While Jessica Jones gave us a lot of great things, including one of Marvel's best villains ever and a surprisingly dark and serious storyline which puts the very idea of dark, gritty comic book movies and shows to shame, none of it would have been possible if it weren't for the tone-setting that Daredevil got to do earlier in the year. Fans will argue about which show is actually better for a long time, but when comparing first seasons, I gave the edge to Daredevil in large part because of that table-setting. It gave us a lot of things we had never seen before on the small screen for superheroes, setting a much darker tone that didn't necessarily feel campy, like Gothamoften feels, while still giving us the classic superhero origin story without falling into the trappings that have made those kinds of things just as tropey and predictable as the idea of dark, gritty superhero story. And if that's not enough, further crippling Daredevil's odds were the facts that it was Marvel's first attempt at this PG-16 Netflix thing, that it lost its creator Drew Goddard, who was replaced by a showrunner who wasn't as trusted and beloved at first in Steven S. DeKnight, and that it has to outgrow the ominous shadow of its much-maligned Ben Affleck-starring feature film from over 10 years ago.

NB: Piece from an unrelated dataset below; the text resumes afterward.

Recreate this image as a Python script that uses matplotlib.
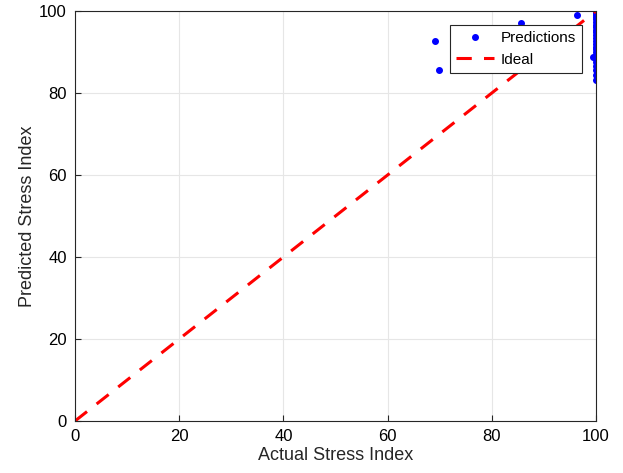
import matplotlib.pyplot as plt

# predicted vs actual stress index
actual = [69.1, 69.9, 85.6, 96.4, 99.4,
          100, 100, 100, 100, 100, 100, 100, 100, 100, 100,
          100, 100, 100, 100, 100, 100, 100, 100, 100, 100,
          100, 100, 100, 100]
predicted = [92.7, 85.6, 97.0, 99.0, 88.7,
             100.0, 99.6, 99.0, 98.5, 98.0, 97.3, 96.6, 96.0, 95.4, 94.8,
             94.2, 93.5, 92.8, 92.0, 91.3, 90.7, 90.0, 89.2, 88.4, 87.6,
             86.6, 85.5, 84.3, 83.2]
ideal = [0, 100]

plt.rcParams['font.family'] = ['Liberation Sans', 'DejaVu Sans']
fig = plt.figure(figsize=(6.23, 4.73), dpi=100)
ax = fig.add_axes([75 / 623, 52 / 473, 521 / 623, 410 / 473])

ax.plot(actual, predicted, 'o', color='#0000ff', markersize=4, label='Predictions')
ax.plot(ideal, ideal, '--', color='#ff0000', linewidth=2.2, dashes=(5, 4), label='Ideal')

ax.set_xlim(0, 100)
ax.set_ylim(0, 100)
ax.set_xticks([0, 20, 40, 60, 80, 100])
ax.set_yticks([0, 20, 40, 60, 80, 100])
ax.grid(True, color='#e6e6e6', linewidth=0.8)
ax.set_axisbelow(True)
ax.tick_params(labelsize=12, direction='in', length=4, color='#262626', pad=6)
for s in ax.spines.values():
    s.set_color('#262626')
ax.set_xlabel('Actual Stress Index', fontsize=13, color='#262626', labelpad=2)
ax.set_ylabel('Predicted Stress Index', fontsize=13, color='#262626', labelpad=2)

leg = ax.legend(loc='upper right', bbox_to_anchor=(0.973, 0.966), fontsize=11,
                fancybox=False, edgecolor='#262626', framealpha=1, borderpad=0.4,
                handlelength=2.5, labelspacing=0.5, handletextpad=0.4,
                borderaxespad=0)
leg.get_frame().set_linewidth(0.8)

plt.savefig('out.png', dpi=100)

But much like he often does in the comics, The Man Without Fear overcame all those odds. And unlike the man in the comics nor the TV show, the show itself didn't wind up with that many cuts and bruises or broken bones, because the show wound up being nearly immaculate. It was astoundingly directed and choreographed, its story was grand and compelling, and it brought its villain, Wilson Fisk (portrayed by the outstanding and underrated Vincent D'Onofrio), back to the glory he deserved, after the film did him much disservice and Fox put him on the shelf for over a decade. And most importantly, it made the rest of Netflix's little corner of the MCU possible. Jessica Jones, Luke Cage, Iron Fist, The Defenders, not to mention its upcoming second season where Elektra and The Punisher will come into the mix, imagine what a drag that would have all been in Daredevil wasn't good? Instead, it set the bar tremendously high, and arguably outclassed anything Marvel had to offer on the big screen, particularly at a time where people are starting to suffer from superhero fatigue. Daredevil deserves your mindshare not because it (and Jessica Jones, and all the rest0 are about big studios mining yet another existing property, but because they're actually good, and they make the very most of the hand they're dealt by passionate writers and filmmakers.

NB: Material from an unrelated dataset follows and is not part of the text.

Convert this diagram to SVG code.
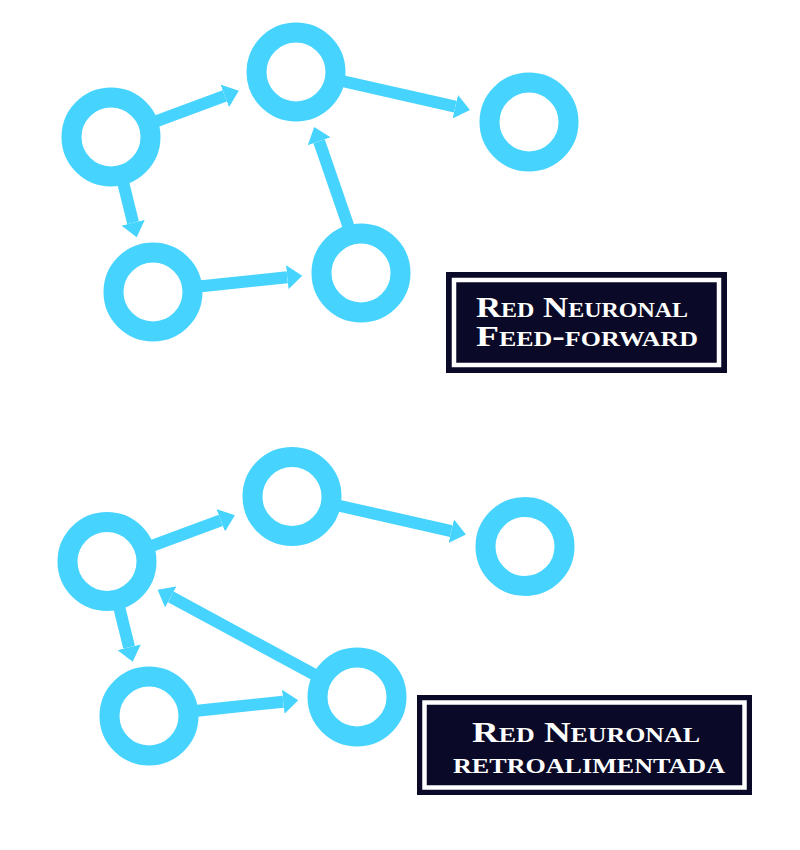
<svg xmlns="http://www.w3.org/2000/svg" width="800" height="850" viewBox="0 0 800 850">
  <defs>
    <marker id="head" markerUnits="userSpaceOnUse" markerWidth="15" markerHeight="24" viewBox="0 0 15 24" refX="0" refY="12" orient="auto">
      <path d="M0,0 L15,12 L0,24 z" fill="#46d4ff"/>
    </marker>
  </defs>
  <style>
    .edge { stroke: #46d4ff; stroke-width: 12; fill: none; marker-end: url(#head); }
    .ring { fill: none; stroke: #46d4ff; stroke-width: 20; }
    .box { fill: #0a0a28; }
    .frame { fill: none; stroke: #ffffff; stroke-width: 4.5; }
    .lbl { fill: #ffffff; font-family: "Liberation Serif", "DejaVu Serif", serif; font-weight: bold; font-variant: small-caps; }
  </style>
  <rect width="800" height="850" fill="#ffffff"/>

  <g id="connectors">
    <!-- feed-forward network -->
    <line class="edge" x1="152.6" y1="122.7" x2="224.8" y2="95.9"/>
    <line class="edge" x1="122" y1="178" x2="133.1" y2="222.8"/>
    <line class="edge" x1="199" y1="286.5" x2="287.3" y2="277.2"/>
    <line class="edge" x1="349" y1="228" x2="319.1" y2="141.3"/>
    <line class="edge" x1="342" y1="81" x2="455.3" y2="106.6"/>
    <!-- recurrent network -->
    <line class="edge" x1="148.6" y1="547.2" x2="220.8" y2="520.4"/>
    <line class="edge" x1="118" y1="602.5" x2="129.1" y2="647.3"/>
    <line class="edge" x1="195" y1="711" x2="283.3" y2="701.7"/>
    <line class="edge" x1="338" y1="505.5" x2="451.3" y2="531.1"/>
    <line class="edge" x1="317" y1="676" x2="170.8" y2="596.9"/>
  </g>

  <g id="ff-n1"><circle class="ring" cx="111" cy="137" r="39.5"/></g>
  <g id="ff-n2"><circle class="ring" cx="296" cy="72" r="39.5"/></g>
  <g id="ff-n3"><circle class="ring" cx="153" cy="292" r="39.5"/></g>
  <g id="ff-n4"><circle class="ring" cx="361" cy="273" r="39.5"/></g>
  <g id="ff-n5"><circle class="ring" cx="529" cy="122" r="39.5"/></g>

  <g id="rn-n1"><circle class="ring" cx="107" cy="561.5" r="39.5"/></g>
  <g id="rn-n2"><circle class="ring" cx="292" cy="496.5" r="39.5"/></g>
  <g id="rn-n3"><circle class="ring" cx="149" cy="716" r="39.5"/></g>
  <g id="rn-n4"><circle class="ring" cx="357" cy="697" r="39.5"/></g>
  <g id="rn-n5"><circle class="ring" cx="525" cy="546.5" r="39.5"/></g>

  <g id="label-ff">
    <rect class="box" x="446" y="272" width="281" height="101"/>
    <rect class="frame" x="454" y="280" width="265" height="85"/>
    <text class="lbl" x="476" y="317" font-size="29" textLength="212" lengthAdjust="spacingAndGlyphs">Red Neuronal</text>
    <text class="lbl" x="476" y="346" font-size="29" textLength="222" lengthAdjust="spacingAndGlyphs">Feed-forward</text>
  </g>

  <g id="label-rn">
    <rect class="box" x="417" y="695" width="335" height="100"/>
    <rect class="frame" x="424.5" y="702.5" width="320" height="85"/>
    <text class="lbl" x="472" y="741.5" font-size="30" textLength="228" lengthAdjust="spacingAndGlyphs">Red Neuronal</text>
    <text class="lbl" x="453" y="772.5" font-size="31" textLength="272" lengthAdjust="spacingAndGlyphs">retroalimentada</text>
  </g>
</svg>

2. Master of None – Netflix

We’re talking a lot about what Netflix has done for various pockets of television (proof is in the pudding, and how most of the this top ten stems from their original programming efforts), and they certainly deserve credit for allowing something as subversive, meaningful, and bold as Master of None onto their airwaves (circuits? information superhighways?), but part of the credit for this one probably has to also to Louis C.K. Without C.K. and his own dark, depressing sitcom Louie, there probably wouldn’t be room for something like Master of None on TV. Five years ago, Louis swooped into John Landgraf’s office at FX freshly at the top of the comedy world, and convinced him to let him make a weird and very personal low budget show with little expectations, turning into an entire sub-genre of comedy. One that, with time, proved to be very daring and completely different from anything on TV; more akin to a Woody Allen film or some odd indie arthouse movie that makes you hate yourself than your standard sitcom. Louie pioneered that and pushed the bar when the best TV sitcoms had to offer were single-camera workplace comedies.

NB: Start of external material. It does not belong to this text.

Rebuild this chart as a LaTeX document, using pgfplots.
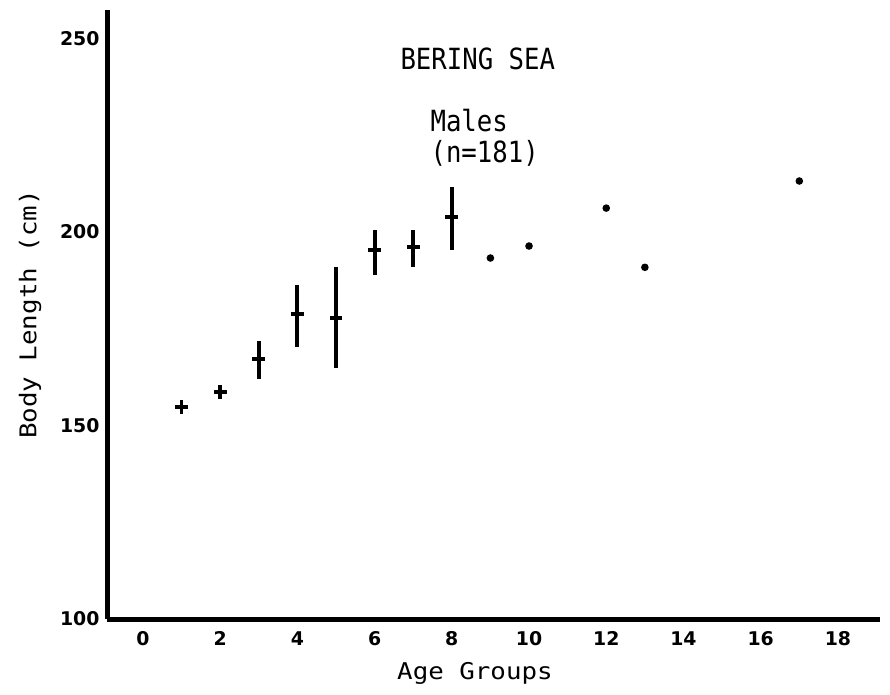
\documentclass[border=0pt]{standalone}
\usepackage{fontspec}
\usepackage{pgfplots}
\pgfplotsset{compat=1.18}
\newfontfamily\titlefont[FakeStretch=0.88]{DejaVu Sans Mono}
\newfontfamily\labelfont[FakeStretch=1.12]{DejaVu Sans Mono}
\newfontfamily\tickfont{DejaVu Sans}
\begin{document}
\begin{tikzpicture}
\begin{axis}[
  name=ax,
  scale only axis,
  width=278.28pt, height=219.24pt,
  xmin=-0.93, xmax=19.09,
  ymin=100, ymax=257.4,
  axis x line*=bottom, axis y line*=left,
  axis line style={-, line width=1.8pt},
  xtick={0,2,...,18}, ytick={100,150,200,250},
  major tick length=0pt,
  /pgf/number format/assume math mode=true,
  ticklabel style={font=\tickfont\bfseries\fontsize{6.8}{7}\selectfont},
  xticklabel style={anchor=north, inner sep=0pt, yshift=-4.4pt},
  yticklabel style={anchor=east, inner sep=0pt, xshift=-2.5pt},
  xlabel={Age Groups},
  xlabel style={at={(axis description cs:0.476,-0.0985)}, anchor=base, font=\labelfont\fontsize{8.3}{10}\selectfont, inner sep=0pt},
  ylabel={Body Length (cm)},
  ylabel style={at={(axis description cs:-0.0995,0.5)}, anchor=center, font=\labelfont\fontsize{8.3}{10}\selectfont, inner sep=0pt},
]
\addplot[only marks, mark=-, mark size=2.3pt, black, line width=1.3pt,
  error bars/.cd, y dir=both, y explicit, error mark=none,
  error bar style={line width=1.4pt, black}]
  table[x=x, y=y, y error plus=ep, y error minus=em] {
x y ep em
1 154.8 1.7 1.7
2 158.7 1.8 1.9
3 167.2 4.6 5.2
4 178.8 7.5 8.5
5 177.8 13.2 12.9
6 195.3 5.2 6.4
7 196.1 4.4 5.2
8 203.9 7.7 8.6
};
\addplot[only marks, mark=*, mark size=1.15pt, black] table[x=x, y=y] {
x y
9 193.3
10 196.4
12 206.2
13 190.9
17 213.2
};
\node[anchor=base west, inner sep=0pt, font=\titlefont\fontsize{10.5}{12}\selectfont] at (axis description cs:0.379,0.9015) {BERING SEA};
\node[anchor=base west, inner sep=0pt, font=\titlefont\fontsize{10.5}{12}\selectfont] at (axis description cs:0.4179,0.7997) {Males};
\node[anchor=base west, inner sep=0pt, font=\titlefont\fontsize{10.5}{12}\selectfont] at (axis description cs:0.4179,0.7488) {(n=181)};
\end{axis}
\path ([shift={(-38.52pt,-27pt)}]ax.south west) rectangle ([shift={(3.6pt,3.6pt)}]ax.north east);
\end{tikzpicture}
\end{document}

That’s not to say Master of None is anything like Louie. It’s a completely different experience, from a completely different perspective. In fact, the fact that it's so different and so particular to the voice that it's coming from is why I attribute its existence to Louis, since he made that possible for Aziz Ansari. He's not Louis C.K., nor does he view the world the same way Louis does, and the only similarities between their respective shows are the lenses they put in front of their worldview. Both Aziz and Louis look at their respective worlds as outsiders, and their shows are manifestations of what they see. Sometimes its over the top and absurd, sometimes it’s very raw and personal, but despite the initial thought that there’s no way the things these people see could in any way be applicable to me, it’s more familiar than you would think.

Master of None even has a lot of things over Louie, considering it’s only been on the air for one season. It feels like a fully-formed show at a very early stage. It’s not perfect, by any means, but it figures itself out quickly and delivers a package to the viewer that’s complete. There are so many topics that Aziz tackles that ring so true, from racism, to dating, to how the world is for women versus how it is for men, to immigrant parents and all the ways the entitled generation mistreats them. There’s something for everyone in this show, despite the presentation not necessarily being as accessible at first glance, and that makes Master of None the best new comedy of the year.

1. Better Call Saul – AMC

This may be controversial to say, but I think that Better Call Saul has a legitimate chance to be, at the very least, as good as the series it's based on, Breaking Bad. Yes, Breaking Bad is one of the best shows in the history of television, and it grew to be near perfect by the time its run was up, but Better Call Saul seems to have something Breaking Bad didn't; a running start. Upon many, many rewatches, Breaking Bad is better at first than it may have originally seemed. It's slow to build but methodic and purposeful in its pacing, telling a well-crafted story from beginning to end. BCS, on the other hand, feels different, yet it also feels the same. It maintains a lot of what made Breaking Bad magical, but it goes about its business differently. It never struggles to find balance between plot and characters, because it's basically only about characters. It has no world-building or exposition to worry about, because Breaking Bad already did all of that legwork years ago.

Instead, Better Call Saul strips the world of Breaking Bad down to its core, and focuses in on Jimmy McGill, the man who will eventually become Saul Goodman. And while, to a certain extent, the idea of following a mild-mannered good man through his path to darkness may seem familiar, the parameters have drastically changed. Be it because we're already familiar with the world, or because we're already familiar with what Jimmy (and Mike, and others) are to become. And all of that allows Better Call Saul to be unexplainably fantastic from the very beginning. It just grabs you, and by the end of season one, it tears you to shreds, because it methodically rips its characters to shreds in order to build them back up again as different people we eventually become familiar with in this continuity.

With all of that in mind, I'm declaring season one of Better Call Saul to be better than season one of Breaking Bad. Obviously, it still has a long way to go before it comes anywhere near the undefeated record of its predecessor, but who would have ever thought we'd be able to say that about a spinoff to one of the greatest shows of all time? And yet, here we are, nearly a year later, where Jonathan Banks can keep getting awards nominations and Bob fucking Odenkirk is considered a frontrunner for best dramatic actor. This, ladies and gentlemen, is what we mean when we talk about Peak TV, and it's why Better Call Saul is the Best New Show of 2015.